Elobrate the process of making cotton shirt from cotton balls

Answers

Answered by brainlyspidergirl
1

Answer:

Several steps - the cotton is planted, grows, ripens, and is harvested in huge trailers.

The trailers are taken to cotton gins where the seeds are removed and some of the worst plant debris (sticks, leaves, and cotton bolls).

That cotton is taken to factories called spinning mills to be cleaned some more and carded to get the fibers lined up so that it can be spun most efficiently & easily.

Thread is spun and either taken to another part of the same mill to be woven or to another factor that specializes in the weaving. For weaving, the warp threads are lined up on the loom that will take them up & down to lock in the crosswise threads (weft) and then those threads that go crosswise are run back & forth while the lengthwise threads are switched half up & half down to produce fabric.

Different patterns of which lengthwise threads go up or down at any particular pass of the crosswise threads will produce plain weave, twill weave, satin, brocade, or whatever is going to be woven on that loom at that time.

Fancier fabrics require different types of specialty looms - so velvet or velveteen (the cotton version of velvet) will be woven on different looms than cotton shirting, cotton thermal blankets, twill woven denim, or terry cloth for towels.

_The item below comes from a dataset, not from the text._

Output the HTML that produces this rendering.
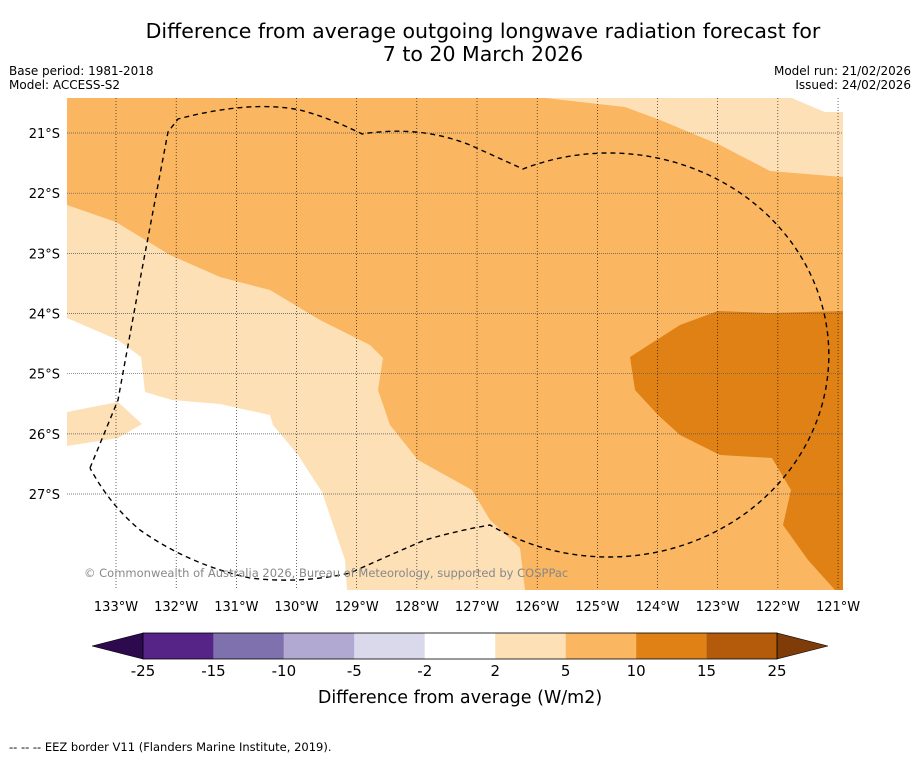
<!DOCTYPE html>
<html><head><meta charset="utf-8">
<style>
body{margin:0;background:#fff;font-family:"Liberation Sans","DejaVu Sans",sans-serif;}
svg text{font-family:"DejaVu Sans","Liberation Sans",sans-serif;}
</style></head>
<body>
<svg width="919" height="758" viewBox="0 0 919 758" xmlns="http://www.w3.org/2000/svg">
<text x="483" y="38" font-size="20.5" text-anchor="middle">Difference from average outgoing longwave radiation forecast for</text>
<text x="483" y="61" font-size="20.5" text-anchor="middle">7 to 20 March 2026</text>
<text x="9" y="75" font-size="12">Base period: 1981-2018</text>
<text x="9" y="89" font-size="12">Model: ACCESS-S2</text>
<text x="911" y="75" font-size="12" text-anchor="end">Model run: 21/02/2026</text>
<text x="911" y="89" font-size="12" text-anchor="end">Issued: 24/02/2026</text>
<defs><clipPath id="mc"><rect x="67" y="98" width="776" height="492"/></clipPath></defs>
<g id="map" clip-path="url(#mc)">
<rect x="67" y="98" width="776" height="492" fill="#fbb661"/>
<polygon fill="#fde0b6" points="545,98 625,107 660,120 720,145 770,171 843,177 843,98"/>
<polygon fill="#ffffff" points="792,98 815,108 825,112 843,112 843,98"/>
<polygon fill="#fde0b6" points="67,205 116,222 170,255 220,277 270,290 320,320 370,345 383,358 378,390 390,425 418,460 472,490 490,520 520,548 525,590 67,590"/>
<polygon fill="#ffffff" points="67,318 118,340 141,357 145,392 172,400 220,404 270,415 273,425 298,455 322,492 345,560 347,590 67,590"/>
<polygon fill="#fde0b6" points="67,412 118,402 142,424 118,438 67,446"/>
<polygon fill="#e08115" points="630,357 680,325 718,311 770,313 843,311 843,590 835,590 808,560 783,525 791,490 772,458 720,455 680,435 658,415 635,390"/>
<g id="grid"></g>
<path fill="none" stroke="#000" stroke-width="1.4" stroke-dasharray="5,4"
 d="M90,468 L118,400 L140,280 L168,132 L178,119 Q250,100 300,110 Q330,118 362,134 Q420,125 470,145 L523,169 A220,202 0 1 1 490,525 Q460,530 425,540 Q390,555 350,573 Q300,584 250,578 Q190,565 140,530 Q110,505 90,468"/>
</g>
<text x="84" y="577" font-size="11.5" fill="#888">© Commonwealth of Australia 2026, Bureau of Meteorology, supported by COSPPac</text>
<g id="axes"></g>
<g id="cbar"></g>
<text x="460" y="703" font-size="17.5" text-anchor="middle">Difference from average (W/m2)</text>
<text x="9" y="751" font-size="11.5">--  --  -- EEZ border V11 (Flanders Marine Institute, 2019).</text>
</svg>
<script>
const lonTicks=[133,132,131,130,129,128,127,126,125,124,123,122,121];
const latTicks=[21,22,23,24,25,26,27];
const cbarLabels=["-25","-15","-10","-5","-2","2","5","10","15","25"];
const cbarColors=["#552486","#7f71ae","#b1a9d1","#d9d9eb","#ffffff","#fde0b6","#fbb661","#e08115","#b35b0b"];
const NS="http://www.w3.org/2000/svg";
const xLon=l=>116+(133-l)*60.17, yLat=l=>133+(l-21)*60.17;
function mk(t,a,p){const e=document.createElementNS(NS,t);for(const k in a)e.setAttribute(k,a[k]);p.appendChild(e);return e;}
const grid=document.getElementById('grid'),axes=document.getElementById('axes'),cb=document.getElementById('cbar');
lonTicks.forEach(l=>{const x=xLon(l);
 const g=mk('line',{x1:x,x2:x,y1:98,y2:590,stroke:'#000','stroke-width':0.6,'stroke-dasharray':'1,2'},grid);
 
 
 const t=mk('text',{x:x,y:611,'font-size':13,'text-anchor':'middle'},axes);t.textContent=l+'°W';
 
 });
latTicks.forEach(l=>{const y=yLat(l);
 const g=mk('line',{x1:67,x2:843,y1:y,y2:y,stroke:'#555','stroke-width':0.7,'stroke-dasharray':'1,1'},grid);
 
 
 const t=mk('text',{x:60,y:y+5,'font-size':13,'text-anchor':'end'},axes);t.textContent=l+'°S';
 
 });
const x0=143,x1=777,w=(x1-x0)/cbarColors.length,yt=633,yb=659;
const lt=mk('polygon',{points:`92,646 ${x0},${yt} ${x0},${yb}`,fill:'#2d0a4e',stroke:'#000','stroke-width':0.6},cb);


const rt=mk('polygon',{points:`828,646 ${x1},${yt} ${x1},${yb}`,fill:'#7f3b08',stroke:'#000','stroke-width':0.6},cb);


cbarColors.forEach((c,i)=>{const r=mk('rect',{x:x0+i*w,y:yt,width:w,height:yb-yt,fill:c},cb);
 
 });
mk('rect',{x:x0,y:yt,width:x1-x0,height:yb-yt,fill:'none',stroke:'#000','stroke-width':0.8},cb);
cbarLabels.forEach((s,i)=>{const t=mk('text',{x:x0+i*w,y:676,'font-size':15,'text-anchor':'middle'},cb);t.textContent=s;
 
 });
</script>
</body></html>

Many of these machines (the cotton gin to remove seeds, spinning machines, and mechanical looms that were powered by something besides a human sitting at them) were first mechanized to run on water power or steam power in the early 1800s - they were some of the first products of the Industrial Revolution - and the invention of faster ways to spin & weave produced a huge savings in labor that drove the price of fabric down...cheap clothing dates back to those very inventions.

Before the Industrial Revolution - all fabric was produced by hand from start to finish - making it very expensive, labor costs when a human being has to do every single step without any power behind it but human muscle? Each piece of fabric took weeks of work just to get the fiber clean, carded, rolled, and spun into thread before a loom could be threaded and set up to have someone sit at it for more weeks (months?) to produce fabric.

Which might still have to be dyed and any techniques to make the fabric more durable or more attractive before it was considered "finished goods" and would be ready to be turned into sails, clothing, or whatever...whether the finest silk, the coarsest burlap, or the heaviest wool.